_SOURCE MATERIAL_
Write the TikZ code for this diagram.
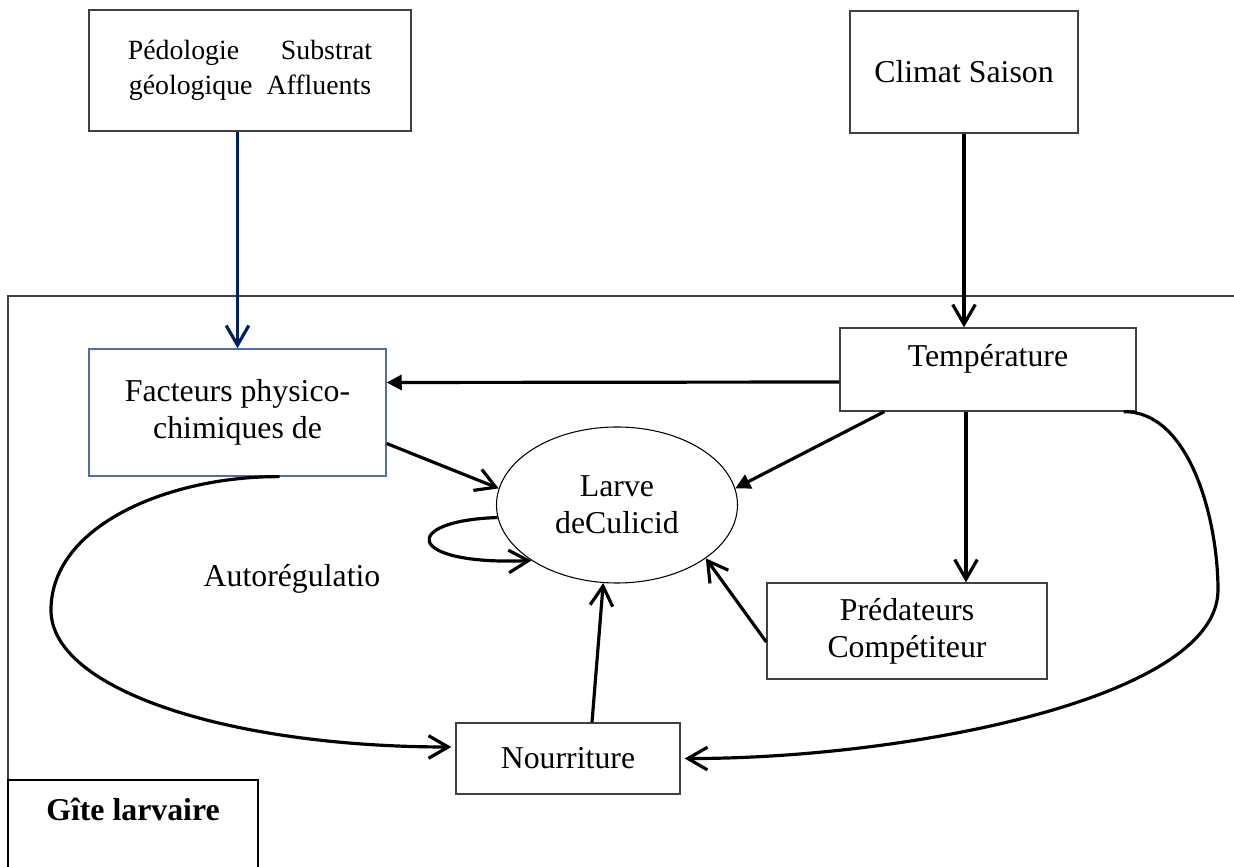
\documentclass[tikz,border=0pt]{standalone}
\usepackage{fontspec}
\setmainfont{Liberation Serif}
\usepackage{tikz}
\usetikzlibrary{shapes.geometric, arrows.meta, calc}
\definecolor{navyline}{HTML}{002060}
\definecolor{boxblue}{HTML}{4F6FA8}
\definecolor{boxgray}{HTML}{404040}
\newcommand{\pxu}{0.01326cm}

\begin{document}
\begin{tikzpicture}[x=\pxu, y=-\pxu,
  every node/.style={font=\fontsize{12}{14}\selectfont},
  box/.style={draw=boxgray, line width=0.5pt, align=center, inner sep=0pt},
  larvanode/.style={draw, ellipse, line width=0.4pt, align=center, inner sep=0pt},
  link/.style={-{Straight Barb[length=0.26cm, width=0.3cm]}, line width=1.2pt},
  push/.style={-{Triangle[length=0.2cm, width=0.2cm]}, line width=1.2pt}
]
\useasboundingbox (0,0) rectangle (1234,867);

% Frame of the breeding site
\draw[boxgray, line width=0.5pt] (1234,296) -| (8,867);
\draw[line width=0.5pt] (8,867) |- (258,780) -- (258,867);
\node (gite) at (133,809) {\bfseries Gîte larvaire};

% Boxes
\node[box, minimum width=322*\pxu, minimum height=121*\pxu, font=\fontsize{10.5}{13}\selectfont] (sol) at (250,70.5)
  {Pédologie\hspace{1.5em}Substrat\\géologique~~Affluents};
\node[box, minimum width=228*\pxu, minimum height=122*\pxu] (clim) at (964,72) {Climat Saison};
\node[box, minimum width=296*\pxu, minimum height=83*\pxu, text depth=10.5pt] (temp) at (988,369.5) {Température};
\node[box, draw=boxblue, minimum width=297*\pxu, minimum height=127*\pxu] (fact) at (237.5,412.5)
  {Facteurs physico-\\chimiques de};
\node[larvanode, minimum width=241*\pxu, minimum height=156*\pxu] (larve) at (617,505) {Larve\\deCulicid};
\node[box, minimum width=280*\pxu, minimum height=96*\pxu] (pred) at (907,631) {Prédateurs\\Compétiteur};
\node[box, minimum width=224*\pxu, minimum height=71*\pxu] (nour) at (568,758.5) {Nourriture};
\node (auto) at (292,579) {Autorégulatio};

% Arrows
\draw[link, navyline] (sol.south -| fact.north) -- (fact.north);
\draw[link] (clim.south) -- (clim.south |- temp.north);
\draw[push] ($(temp.west)+(0,12.5)$) -- ($(fact.east)+(0,-30)$);
\draw[link] ($(fact.east)+(0,31)$) -- (larve.172);
\draw[push] ($(temp.south west)+(45,0)$) -- (larve.8);
\coordinate (tp) at ($(temp.south)+(-22,0)$);
\draw[link] (tp) -- (tp |- pred.north);
\draw[link] ($(pred.west)+(0,11)$) -- (larve.-31);
\draw[link] ($(nour.north)+(24,0)$) -- (larve.-100);
\draw[link] (larve.186) .. controls +(-97,3) and +(-128,5) .. (larve.213);

% Long loops
\draw[link] ($(fact.south)+(42,0)$) .. controls (170,476) and (51,525) .. (51,610)
  .. controls (51,690) and (230,747) .. ($(nour.west)+(-4,-11.5)$);
\draw[link] ($(temp.south east)+(-13,0)$) .. controls (1190,411) and (1218,520) .. (1218,590)
  .. controls (1218,700) and (900,759) .. ($(nour.east)+(4,0)$);

\end{tikzpicture}
\end{document}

_TASK TO CARRY OUT_
Restate exactly, please, only the lines between the start of the data and the line containing "(auto) at (292,579)", both ends included, skipping the pictures.

_WORKED SOLUTION_
Write the TikZ code for this diagram.
\documentclass[tikz,border=0pt]{standalone}
\usepackage{fontspec}
\setmainfont{Liberation Serif}
\usepackage{tikz}
\usetikzlibrary{shapes.geometric, arrows.meta, calc}
\definecolor{navyline}{HTML}{002060}
\definecolor{boxblue}{HTML}{4F6FA8}
\definecolor{boxgray}{HTML}{404040}
\newcommand{\pxu}{0.01326cm}

\begin{document}
\begin{tikzpicture}[x=\pxu, y=-\pxu,
  every node/.style={font=\fontsize{12}{14}\selectfont},
  box/.style={draw=boxgray, line width=0.5pt, align=center, inner sep=0pt},
  larvanode/.style={draw, ellipse, line width=0.4pt, align=center, inner sep=0pt},
  link/.style={-{Straight Barb[length=0.26cm, width=0.3cm]}, line width=1.2pt},
  push/.style={-{Triangle[length=0.2cm, width=0.2cm]}, line width=1.2pt}
]
\useasboundingbox (0,0) rectangle (1234,867);

% Frame of the breeding site
\draw[boxgray, line width=0.5pt] (1234,296) -| (8,867);
\draw[line width=0.5pt] (8,867) |- (258,780) -- (258,867);
\node (gite) at (133,809) {\bfseries Gîte larvaire};

% Boxes
\node[box, minimum width=322*\pxu, minimum height=121*\pxu, font=\fontsize{10.5}{13}\selectfont] (sol) at (250,70.5)
  {Pédologie\hspace{1.5em}Substrat\\géologique~~Affluents};
\node[box, minimum width=228*\pxu, minimum height=122*\pxu] (clim) at (964,72) {Climat Saison};
\node[box, minimum width=296*\pxu, minimum height=83*\pxu, text depth=10.5pt] (temp) at (988,369.5) {Température};
\node[box, draw=boxblue, minimum width=297*\pxu, minimum height=127*\pxu] (fact) at (237.5,412.5)
  {Facteurs physico-\\chimiques de};
\node[larvanode, minimum width=241*\pxu, minimum height=156*\pxu] (larve) at (617,505) {Larve\\deCulicid};
\node[box, minimum width=280*\pxu, minimum height=96*\pxu] (pred) at (907,631) {Prédateurs\\Compétiteur};
\node[box, minimum width=224*\pxu, minimum height=71*\pxu] (nour) at (568,758.5) {Nourriture};
\node (auto) at (292,579) {Autorégulatio};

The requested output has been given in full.